A company that wants to make a cross-border renminbi settlement would have to open an offshore trade settlement account, receive the invoices in renminbi and then have to confirm that its Chinese supplier is registered to receive renminbi payments with the local authorities in China. And when the funds are converted into renminbi and remitted, a range of documents is needed to support the transaction. Navigating through all the requirements can be confusing for some businesses, and for this reason a number of banks have anticipated the advisory support that they will need before they start making trade payments in renminbi.

Regulation uncertainty

Awareness about the use of renminbi for trade settlements is increasing, but the rules and regulations are changing frequently, which adds to the confusion and the hesitation that many companies may have in making the change to using the currency to pay their trading partners.

The share of renminbi payments that are being made beyond Hong Kong still take up a small proportion of total cross-border settlement, but that could change in the near future as large multinational corporations make the changes necessary to align their processes and comply with the regulations, which are constantly changing.

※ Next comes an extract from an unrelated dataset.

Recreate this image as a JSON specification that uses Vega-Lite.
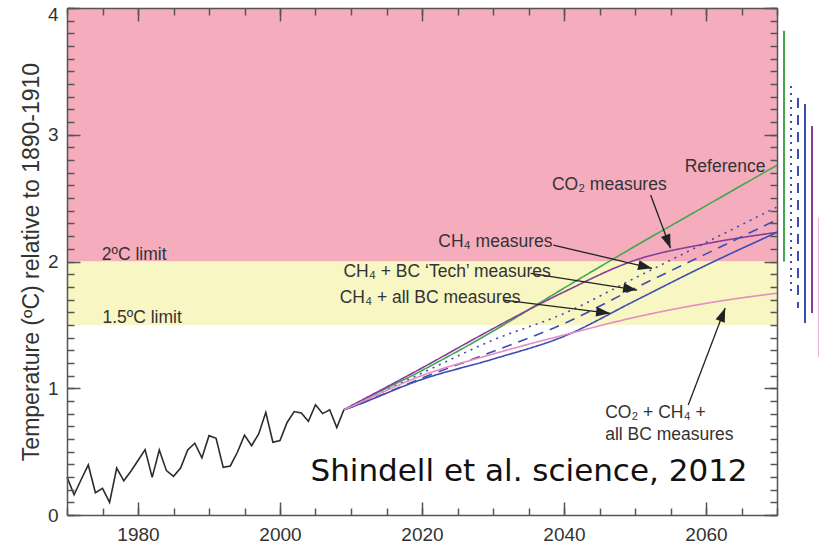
{
  "$schema": "https://vega.github.io/schema/vega-lite/v6.json",
  "width": 710,
  "height": 507,
  "autosize": {"type": "none"},
  "padding": {"left": 67, "top": 8, "right": 42, "bottom": 28},
  "background": "white",
  "config": {
    "view": {"stroke": null},
    "font": "Liberation Sans"
  },
  "datasets": {
    "bands": [
      {"band": "2ºC", "lo": 2, "hi": 4},
      {"band": "1.5ºC", "lo": 1.5, "hi": 2}
    ],
    "hist": [
      {"year": 1970, "temp": 0.30}, {"year": 1971, "temp": 0.16}, {"year": 1972, "temp": 0.28},
      {"year": 1973, "temp": 0.395}, {"year": 1974, "temp": 0.176}, {"year": 1975, "temp": 0.21},
      {"year": 1976, "temp": 0.10}, {"year": 1977, "temp": 0.37}, {"year": 1978, "temp": 0.27},
      {"year": 1979, "temp": 0.345}, {"year": 1980, "temp": 0.43}, {"year": 1981, "temp": 0.516},
      {"year": 1982, "temp": 0.297}, {"year": 1983, "temp": 0.513}, {"year": 1984, "temp": 0.35},
      {"year": 1985, "temp": 0.305}, {"year": 1986, "temp": 0.37}, {"year": 1987, "temp": 0.513},
      {"year": 1988, "temp": 0.566}, {"year": 1989, "temp": 0.45}, {"year": 1990, "temp": 0.626},
      {"year": 1991, "temp": 0.605}, {"year": 1992, "temp": 0.376}, {"year": 1993, "temp": 0.387},
      {"year": 1994, "temp": 0.495}, {"year": 1995, "temp": 0.63}, {"year": 1996, "temp": 0.547},
      {"year": 1997, "temp": 0.64}, {"year": 1998, "temp": 0.81}, {"year": 1999, "temp": 0.574},
      {"year": 2000, "temp": 0.587}, {"year": 2001, "temp": 0.73}, {"year": 2002, "temp": 0.816},
      {"year": 2003, "temp": 0.805}, {"year": 2004, "temp": 0.74}, {"year": 2005, "temp": 0.87},
      {"year": 2006, "temp": 0.80}, {"year": 2007, "temp": 0.83}, {"year": 2008, "temp": 0.69},
      {"year": 2009, "temp": 0.83}
    ],
    "proj": [
      {"scenario": "Reference", "year": 2009, "temp": 0.83}, {"scenario": "Reference", "year": 2010, "temp": 0.86},
      {"scenario": "Reference", "year": 2020, "temp": 1.14}, {"scenario": "Reference", "year": 2030, "temp": 1.45},
      {"scenario": "Reference", "year": 2040, "temp": 1.79}, {"scenario": "Reference", "year": 2050, "temp": 2.12},
      {"scenario": "Reference", "year": 2060, "temp": 2.44}, {"scenario": "Reference", "year": 2070, "temp": 2.76},
      {"scenario": "CO2", "year": 2009, "temp": 0.83}, {"scenario": "CO2", "year": 2010, "temp": 0.86},
      {"scenario": "CO2", "year": 2020, "temp": 1.16}, {"scenario": "CO2", "year": 2030, "temp": 1.47},
      {"scenario": "CO2", "year": 2040, "temp": 1.76}, {"scenario": "CO2", "year": 2050, "temp": 2.01},
      {"scenario": "CO2", "year": 2060, "temp": 2.14}, {"scenario": "CO2", "year": 2070, "temp": 2.23},
      {"scenario": "CH4", "year": 2009, "temp": 0.83}, {"scenario": "CH4", "year": 2010, "temp": 0.855},
      {"scenario": "CH4", "year": 2020, "temp": 1.12}, {"scenario": "CH4", "year": 2030, "temp": 1.38},
      {"scenario": "CH4", "year": 2040, "temp": 1.59}, {"scenario": "CH4", "year": 2050, "temp": 1.87},
      {"scenario": "CH4", "year": 2060, "temp": 2.15}, {"scenario": "CH4", "year": 2070, "temp": 2.43},
      {"scenario": "Tech", "year": 2009, "temp": 0.83}, {"scenario": "Tech", "year": 2010, "temp": 0.85},
      {"scenario": "Tech", "year": 2020, "temp": 1.08}, {"scenario": "Tech", "year": 2030, "temp": 1.29},
      {"scenario": "Tech", "year": 2040, "temp": 1.51}, {"scenario": "Tech", "year": 2050, "temp": 1.79},
      {"scenario": "Tech", "year": 2060, "temp": 2.06}, {"scenario": "Tech", "year": 2070, "temp": 2.33},
      {"scenario": "AllBC", "year": 2009, "temp": 0.83}, {"scenario": "AllBC", "year": 2010, "temp": 0.85},
      {"scenario": "AllBC", "year": 2020, "temp": 1.07}, {"scenario": "AllBC", "year": 2030, "temp": 1.23},
      {"scenario": "AllBC", "year": 2040, "temp": 1.41}, {"scenario": "AllBC", "year": 2050, "temp": 1.69},
      {"scenario": "AllBC", "year": 2060, "temp": 1.97}, {"scenario": "AllBC", "year": 2070, "temp": 2.23},
      {"scenario": "All", "year": 2009, "temp": 0.83}, {"scenario": "All", "year": 2010, "temp": 0.855},
      {"scenario": "All", "year": 2020, "temp": 1.10}, {"scenario": "All", "year": 2030, "temp": 1.27},
      {"scenario": "All", "year": 2040, "temp": 1.42}, {"scenario": "All", "year": 2050, "temp": 1.56},
      {"scenario": "All", "year": 2060, "temp": 1.67}, {"scenario": "All", "year": 2070, "temp": 1.75}
    ],
    "ranges": [
      {"scenario": "Reference", "year": 2070, "high": 3.82, "low": 2.0},
      {"scenario": "CH4", "year": 2070, "high": 3.385, "low": 1.744},
      {"scenario": "Tech", "year": 2070, "high": 3.29, "low": 1.633},
      {"scenario": "AllBC", "year": 2070, "high": 3.243, "low": 1.515},
      {"scenario": "CO2", "year": 2070, "high": 3.07, "low": 1.594},
      {"scenario": "All", "year": 2070, "high": 2.35, "low": 1.247}
    ],
    "arrows": [
      {"x1": 2052.2, "y1": 2.525, "x2": 2055.0, "y2": 2.104},
      {"x1": 2038.5, "y1": 2.13, "x2": 2052.4, "y2": 1.946},
      {"x1": 2035.3, "y1": 1.907, "x2": 2050.3, "y2": 1.775},
      {"x1": 2031.5, "y1": 1.696, "x2": 2046.5, "y2": 1.591},
      {"x1": 2057.5, "y1": 0.868, "x2": 2062.7, "y2": 1.633}
    ],
    "labels": [
      {"text": "Reference", "year": 2057.0, "temp": 2.746},
      {"text": "CO₂ measures", "year": 2038.3, "temp": 2.60},
      {"text": "CH₄ measures", "year": 2022.3, "temp": 2.156},
      {"text": "CH₄ + BC ‘Tech’ measures", "year": 2008.94, "temp": 1.92},
      {"text": "CH₄ + all BC measures", "year": 2008.4, "temp": 1.71},
      {"text": "CO₂ + CH₄ +", "year": 2045.8, "temp": 0.805},
      {"text": "all BC measures", "year": 2045.8, "temp": 0.631},
      {"text": "2ºC limit", "year": 1974.9, "temp": 2.05},
      {"text": "1.5ºC limit", "year": 1975.0, "temp": 1.554}
    ],
    "source": [
      {"text": "Shindell et al. science, 2012", "year": 2004.3, "temp": 0.339}
    ]
  },
  "layer": [
    {
      "data": {"name": "bands"},
      "mark": {"type": "rect"},
      "encoding": {
        "x": {"datum": 1970, "type": "quantitative", "scale": {"domain": [1970, 2070], "nice": false, "zero": false},
              "axis": {"orient": "bottom", "values": [1980, 2000, 2020, 2040, 2060], "ticks": true, "tickSize": -13, "tickColor": "#555", "tickWidth": 1.5, "labelFontSize": 19, "labelColor": "#333", "labelPadding": 23, "format": "d", "title": null, "domain": true, "domainColor": "#555", "domainWidth": 1.5, "grid": false, "zindex": 1}},
        "x2": {"datum": 2070},
        "y": {"field": "lo", "type": "quantitative", "scale": {"domain": [0, 4], "nice": false, "zero": false},
              "axis": {"orient": "left", "values": [0, 1, 2, 3, 4], "ticks": true, "tickSize": -13, "tickColor": "#555", "tickWidth": 1.5, "labelFontSize": 19, "labelColor": "#333", "labelPadding": 22, "labelOffset": {"expr": "datum.value == 4 ? 6 : 0"}, "title": "Temperature (ºC) relative to 1890-1910", "titleFontSize": 23, "titleFontWeight": "normal", "titleColor": "#333", "titlePadding": 4, "domain": true, "domainColor": "#555", "domainWidth": 1.5, "grid": false, "zindex": 1}},
        "y2": {"field": "hi"},
        "color": {"field": "band", "type": "nominal", "scale": {"domain": ["2ºC", "1.5ºC"], "range": ["#F5ADBE", "#F8F6C3"]}, "legend": null}
      }
    },
    {
      "data": {"name": "hist"},
      "mark": {"type": "line", "color": "#2b2b2b", "strokeWidth": 1.6},
      "encoding": {
        "x": {"field": "year", "type": "quantitative", "scale": {"domain": [1970, 2070], "nice": false, "zero": false},
              "axis": {"orient": "bottom", "tickCount": 20, "tickSize": -7, "tickColor": "#555", "tickWidth": 1.5, "labels": false, "domain": false, "title": null, "grid": false, "zindex": 1}},
        "y": {"field": "temp", "type": "quantitative", "scale": {"domain": [0, 4], "nice": false, "zero": false},
              "axis": {"orient": "left", "tickCount": 40, "tickSize": -7, "tickColor": "#555", "tickWidth": 1.5, "labels": false, "domain": false, "title": null, "grid": false, "zindex": 1}}
      }
    },
    {
      "data": {"name": "proj"},
      "mark": {"type": "line", "strokeWidth": 1.6, "interpolate": "monotone"},
      "encoding": {
        "x": {"field": "year", "type": "quantitative", "scale": {"domain": [1970, 2070], "nice": false, "zero": false},
              "axis": {"orient": "top", "tickCount": 20, "tickSize": -7, "tickColor": "#555", "tickWidth": 1.5, "labels": false, "domain": true, "domainColor": "#555", "domainWidth": 1.5, "title": null, "grid": false, "zindex": 1}},
        "y": {"field": "temp", "type": "quantitative", "scale": {"domain": [0, 4], "nice": false, "zero": false},
              "axis": {"orient": "right", "tickCount": 40, "tickSize": -7, "tickColor": "#555", "tickWidth": 1.5, "labels": false, "domain": true, "domainColor": "#555", "domainWidth": 1.5, "title": null, "grid": false, "zindex": 1}},
        "color": {"field": "scenario", "type": "nominal", "scale": {"domain": ["Reference", "CO2", "CH4", "Tech", "AllBC", "All"], "range": ["#41A84E", "#8A3C9C", "#3C4DB1", "#3C4DB1", "#3C4DB1", "#E58CC3"]}, "legend": null},
        "strokeDash": {"field": "scenario", "type": "nominal", "scale": {"domain": ["Reference", "CO2", "CH4", "Tech", "AllBC", "All"], "range": [[1, 0], [1, 0], [2, 5], [10, 7], [1, 0], [1, 0]]}, "legend": null}
      }
    },
    {
      "data": {"name": "ranges"},
      "mark": {"type": "rule", "strokeWidth": 2, "xOffset": {"expr": "7 + 7 * indexof(['Reference', 'CH4', 'Tech', 'AllBC', 'CO2', 'All'], datum.scenario)"}},
      "encoding": {
        "x": {"field": "year", "type": "quantitative", "scale": {"domain": [1970, 2070], "nice": false, "zero": false},
              "axis": {"orient": "top", "values": [1980, 2000, 2020, 2040, 2060], "tickSize": -13, "tickColor": "#555", "tickWidth": 1.5, "labels": false, "domain": false, "title": null, "grid": false, "zindex": 1}},
        "y": {"field": "high", "type": "quantitative", "scale": {"domain": [0, 4], "nice": false, "zero": false},
              "axis": {"orient": "right", "values": [0, 1, 2, 3, 4], "tickSize": -13, "tickColor": "#555", "tickWidth": 1.5, "labels": false, "domain": false, "title": null, "grid": false, "zindex": 1}},
        "y2": {"field": "low"},
        "color": {"field": "scenario", "type": "nominal", "scale": {"domain": ["Reference", "CO2", "CH4", "Tech", "AllBC", "All"], "range": ["#41A84E", "#8A3C9C", "#3C4DB1", "#3C4DB1", "#3C4DB1", "#F0B4D6"]}, "legend": null},
        "strokeDash": {"field": "scenario", "type": "nominal", "scale": {"domain": ["Reference", "CO2", "CH4", "Tech", "AllBC", "All"], "range": [[1, 0], [1, 0], [2, 5], [10, 7], [1, 0], [1, 0]]}, "legend": null}
      }
    },
    {
      "data": {"name": "arrows"},
      "mark": {"type": "rule", "color": "#222", "strokeWidth": 1.3},
      "encoding": {
        "x": {"field": "x1", "type": "quantitative", "scale": {"domain": [1970, 2070], "nice": false, "zero": false}, "axis": null},
        "y": {"field": "y1", "type": "quantitative", "scale": {"domain": [0, 4], "nice": false, "zero": false}, "axis": null},
        "x2": {"field": "x2"},
        "y2": {"field": "y2"}
      }
    },
    {
      "data": {"name": "arrows"},
      "transform": [{"calculate": "atan2((datum.x2 - datum.x1) * 7.1, (datum.y2 - datum.y1) * 126.75) * 180 / PI", "as": "ang"}],
      "mark": {"type": "point", "shape": "M0,0L0.7,2L-0.7,2Z", "filled": true, "color": "#222", "size": 196, "opacity": 1},
      "encoding": {
        "x": {"field": "x2", "type": "quantitative", "scale": {"domain": [1970, 2070], "nice": false, "zero": false}, "axis": null},
        "y": {"field": "y2", "type": "quantitative", "scale": {"domain": [0, 4], "nice": false, "zero": false}, "axis": null},
        "angle": {"field": "ang", "type": "quantitative", "scale": null}
      }
    },
    {
      "data": {"name": "labels"},
      "mark": {"type": "text", "align": "left", "baseline": "middle", "fontSize": 17.5, "color": "#333"},
      "encoding": {
        "x": {"field": "year", "type": "quantitative", "scale": {"domain": [1970, 2070], "nice": false, "zero": false}, "axis": null},
        "y": {"field": "temp", "type": "quantitative", "scale": {"domain": [0, 4], "nice": false, "zero": false}, "axis": null},
        "text": {"field": "text"}
      }
    },
    {
      "data": {"name": "source"},
      "mark": {"type": "text", "align": "left", "baseline": "middle", "font": "DejaVu Sans", "fontSize": 31, "color": "#111"},
      "encoding": {
        "x": {"field": "year", "type": "quantitative", "scale": {"domain": [1970, 2070], "nice": false, "zero": false}, "axis": null},
        "y": {"field": "temp", "type": "quantitative", "scale": {"domain": [0, 4], "nice": false, "zero": false}, "axis": null},
        "text": {"field": "text"}
      }
    }
  ],
  "resolve": {"axis": {"x": "independent", "y": "independent"}, "scale": {"color": "independent"}}
}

The advisory role of banks has come to the fore as companies are required to keep on top of the changing rules. The pace at which the restrictions have been lifted has surprised many observers, and is part of the debate about how quickly the renminbi will become and international currency. However, it is still early days in the story of the growth of the renminbi and it is too early to make long-term predictions – based on current figures of trade settlement – about when the Chinese currency will become fully convertible, and eventually a reserve currency. Despite the projections based on the trade settlement volumes in recent months, the focus of the debate has not been about whether the renminbi will internationalise, but rather how quickly the renminbi will become an international currency.